▸ GOAL: Do any lines in the data below contain "this"? If so, copy every one of them.

-------- LISTED ENTRIES

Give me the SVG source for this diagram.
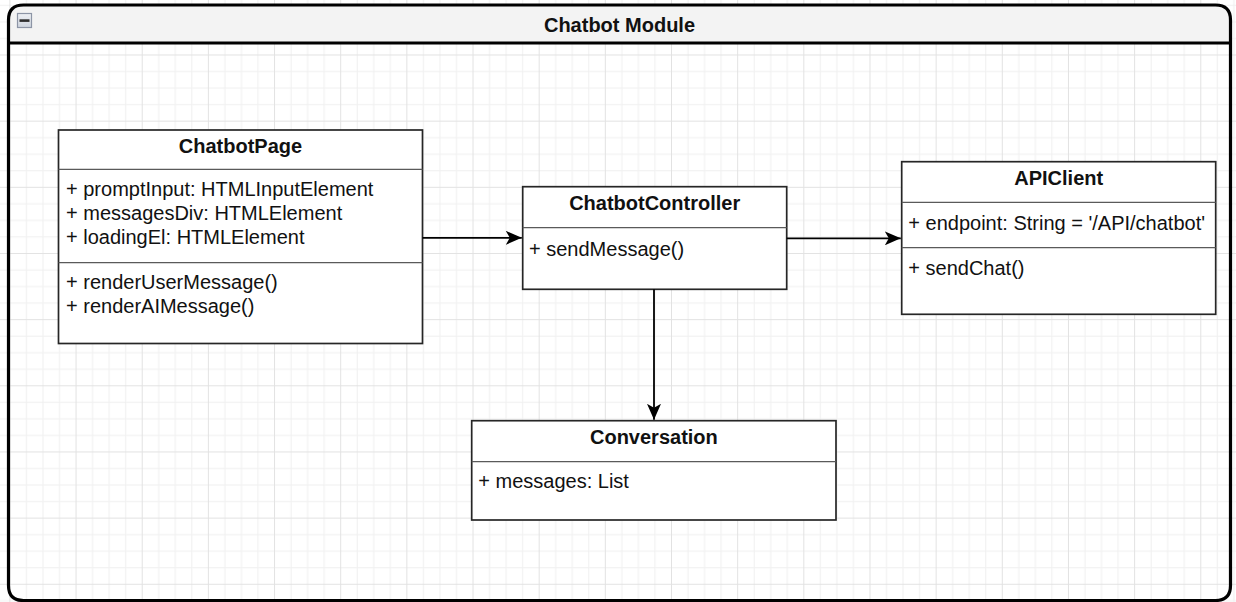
<svg xmlns="http://www.w3.org/2000/svg" width="1236" height="602" viewBox="0 0 1236 602">
  <defs>
    <!-- canvas grid: minor lines every 16.54px, heavier line every 4th -->
    <pattern id="grid" patternUnits="userSpaceOnUse" x="9.4" y="54.5" width="66.16" height="66.16">
      <rect x="16.54" y="0" width="1" height="66.16" fill="#f0f0f0"/>
      <rect x="33.08" y="0" width="1" height="66.16" fill="#f0f0f0"/>
      <rect x="49.62" y="0" width="1" height="66.16" fill="#f0f0f0"/>
      <rect x="0" y="16.54" width="66.16" height="1" fill="#f0f0f0"/>
      <rect x="0" y="33.08" width="66.16" height="1" fill="#f0f0f0"/>
      <rect x="0" y="49.62" width="66.16" height="1" fill="#f0f0f0"/>
      <rect x="0" y="0" width="1" height="66.16" fill="#e2e2e2"/>
      <rect x="0" y="0" width="66.16" height="1" fill="#e2e2e2"/>
    </pattern>
    <linearGradient id="collapse-fill" x1="0" y1="0" x2="0" y2="1">
      <stop offset="0" stop-color="#eef0f4"/>
      <stop offset="1" stop-color="#cfd5df"/>
    </linearGradient>
    <marker id="arrow" markerUnits="userSpaceOnUse" viewBox="0 0 16 14" refX="16" refY="7" markerWidth="16" markerHeight="14" orient="auto">
      <path d="M0,0 L16,7 L0,14 L4,7 Z" fill="#000"/>
    </marker>
    <style>
      text { font-family: "Liberation Sans", Arial, Helvetica, sans-serif; font-size: 20px; fill: #111; }
      .title { font-weight: bold; text-anchor: middle; }
      .box { fill: #fff; stroke: #262626; stroke-width: 1.7; }
      .sep { stroke: #5a5a5a; stroke-width: 1.3; fill: none; }
      .edge { stroke: #000; stroke-width: 1.8; fill: none; marker-end: url(#arrow); }
    </style>
  </defs>

  <rect x="0" y="0" width="1236" height="602" fill="#fff"/>
  <rect x="0" y="0" width="1236" height="602" fill="url(#grid)"/>

  <!-- swimlane container -->
  <g id="chatbot-module">
    <path d="M8.5,43 V20 Q8.5,5 23.5,5 H1215.5 Q1230.5,5 1230.5,20 V43 Z" fill="#f3f3f3"/>
    <path d="M8.5,43 V20 Q8.5,5 23.5,5 H1215.5 Q1230.5,5 1230.5,20 V585.5 Q1230.5,600.5 1215.5,600.5 H23.5 Q8.5,600.5 8.5,585.5 Z" fill="none" stroke="#000" stroke-width="3.2"/>
    <line x1="8.5" y1="43" x2="1230.5" y2="43" stroke="#000" stroke-width="3.2"/>
    <rect x="17.5" y="13.5" width="14" height="14" fill="url(#collapse-fill)" stroke="#8d95a6" stroke-width="1.2"/>
    <rect x="19.5" y="19.3" width="10" height="2.6" fill="#2e2e2e"/>
    <text class="title" x="619.5" y="31.5">Chatbot Module</text>
  </g>

  <g id="chatbot-page">
    <rect class="box" x="58.5" y="130" width="364" height="213.5"/>
    <line class="sep" x1="58.5" y1="169.3" x2="422.5" y2="169.3"/>
    <line class="sep" x1="58.5" y1="262.7" x2="422.5" y2="262.7"/>
    <text class="title" x="240.5" y="153">ChatbotPage</text>
    <text x="66" y="196">+ promptInput: HTMLInputElement</text>
    <text x="66" y="220">+ messagesDiv: HTMLElement</text>
    <text x="66" y="244">+ loadingEl: HTMLElement</text>
    <text x="66" y="288.5">+ renderUserMessage()</text>
    <text x="66" y="312.5">+ renderAIMessage()</text>
  </g>

  <g id="chatbot-controller">
    <rect class="box" x="522.7" y="186.7" width="264" height="102.6"/>
    <line class="sep" x1="522.7" y1="227.7" x2="786.7" y2="227.7"/>
    <text class="title" x="654.7" y="210">ChatbotController</text>
    <text x="529" y="255.5">+ sendMessage()</text>
  </g>

  <g id="api-client">
    <rect class="box" x="901.7" y="161.7" width="314" height="152.6"/>
    <line class="sep" x1="901.7" y1="202.3" x2="1215.7" y2="202.3"/>
    <line class="sep" x1="901.7" y1="247.7" x2="1215.7" y2="247.7"/>
    <text class="title" x="1058.7" y="184.5">APIClient</text>
    <text x="908.3" y="230">+ endpoint: String = '/API/chatbot'</text>
    <text x="908.3" y="275">+ sendChat()</text>
  </g>

  <g id="conversation">
    <rect class="box" x="471.7" y="420.7" width="364.3" height="99.3"/>
    <line class="sep" x1="471.7" y1="461.7" x2="836" y2="461.7"/>
    <text class="title" x="653.9" y="443.7">Conversation</text>
    <text x="478.3" y="488.3">+ messages: List</text>
  </g>

  <g id="connectors">
    <line class="edge" x1="422.5" y1="237.8" x2="521.8" y2="237.8"/>
    <line class="edge" x1="786.7" y1="238.3" x2="900.8" y2="238.3"/>
    <line class="edge" x1="654" y1="289.3" x2="654" y2="419.8"/>
  </g>
</svg>
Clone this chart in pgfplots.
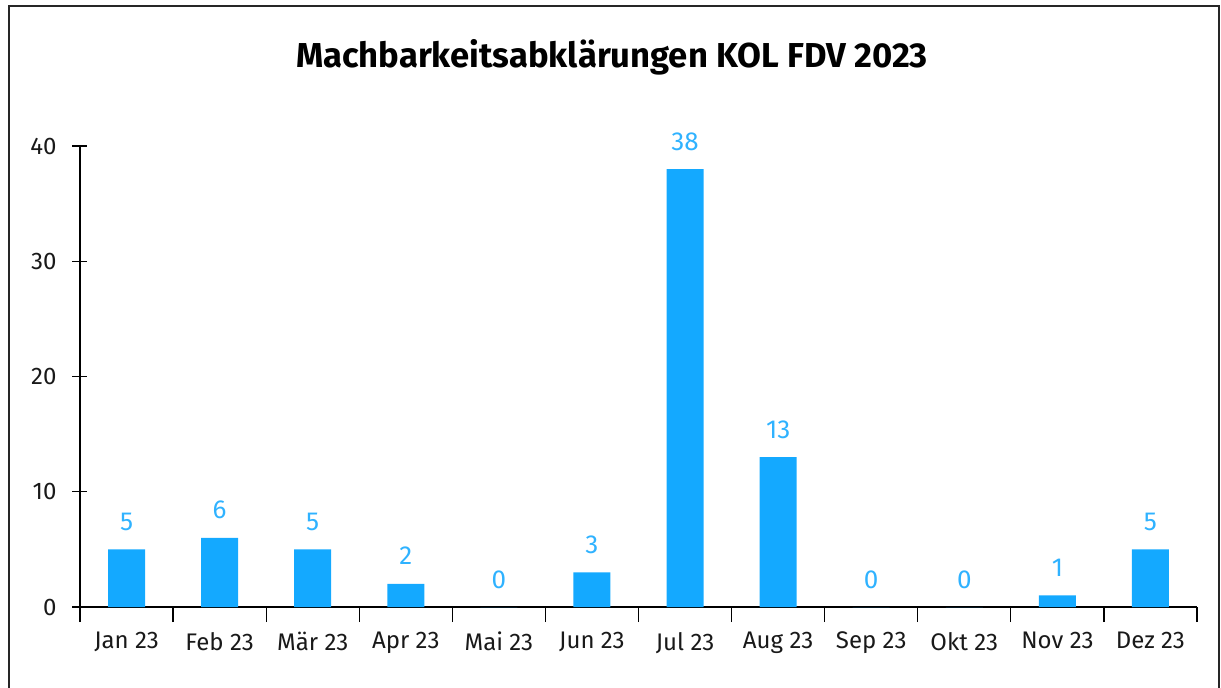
\documentclass[border=0pt]{standalone}
\usepackage{pgfplots}
\pgfplotsset{compat=1.18}
\usepackage{fontspec}
\setmainfont{Fira Sans}
\definecolor{barblue}{HTML}{14A9FF}
\definecolor{lblblue}{HTML}{2FB2FF}
\begin{document}
\begin{tikzpicture}
\useasboundingbox (0,0) rectangle (610.5pt,343.5pt);
\draw[line width=1pt, black!85] (4.5pt,-1pt) -- (4.5pt,340.5pt) -- (609.5pt,340.5pt) -- (609.5pt,-1pt);
\node[font=\bfseries\fontsize{17.3}{20}\selectfont] at (306pt,315pt) {Machbarkeitsabklärungen KOL FDV 2023};
\begin{axis}[
  at={(40pt,40pt)}, anchor=south west,
  scale only axis, width=558.5pt, height=230.5pt,
  xmin=-0.5, xmax=11.5, ymin=0, ymax=40,
  axis lines*=left,
  axis line style={black, line width=0.6pt},
  ytick={0,10,20,30,40},
  xtick={0,...,11},
  xticklabels={Jan 23,Feb 23,Mär 23,Apr 23,Mai 23,Jun 23,Jul 23,Aug 23,Sep 23,Okt 23,Nov 23,Dez 23},
  major x tick style={draw=none},
  minor xtick={-0.5,0.5,...,11.5},
  tick align=center,
  major tick length=7.5pt, minor tick length=7.5pt,
  tick style={black, line width=0.6pt},
  /pgf/number format/assume math mode=true,
  ticklabel style={font=\fontsize{12}{14}\selectfont, text=black!90},
  xticklabel style={yshift=-1.5pt},
  yticklabel style={xshift=-4.5pt},
  ybar, bar width=18.5pt,
  nodes near coords,
  every node near coord/.append style={font=\fontsize{13}{15}\selectfont, text=lblblue, anchor=base, inner sep=0pt, yshift=9.5pt},
  clip=false,
]
\addplot[fill=barblue, draw=none] coordinates {(0,5) (1,6) (2,5) (3,2) (4,0) (5,3) (6,38) (7,13) (8,0) (9,0) (10,1) (11,5)};
\end{axis}
\end{tikzpicture}
\end{document}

----------------

▸ EXERCISE SOLUTION:
Give me the SVG source for this diagram.
Clone this chart in pgfplots.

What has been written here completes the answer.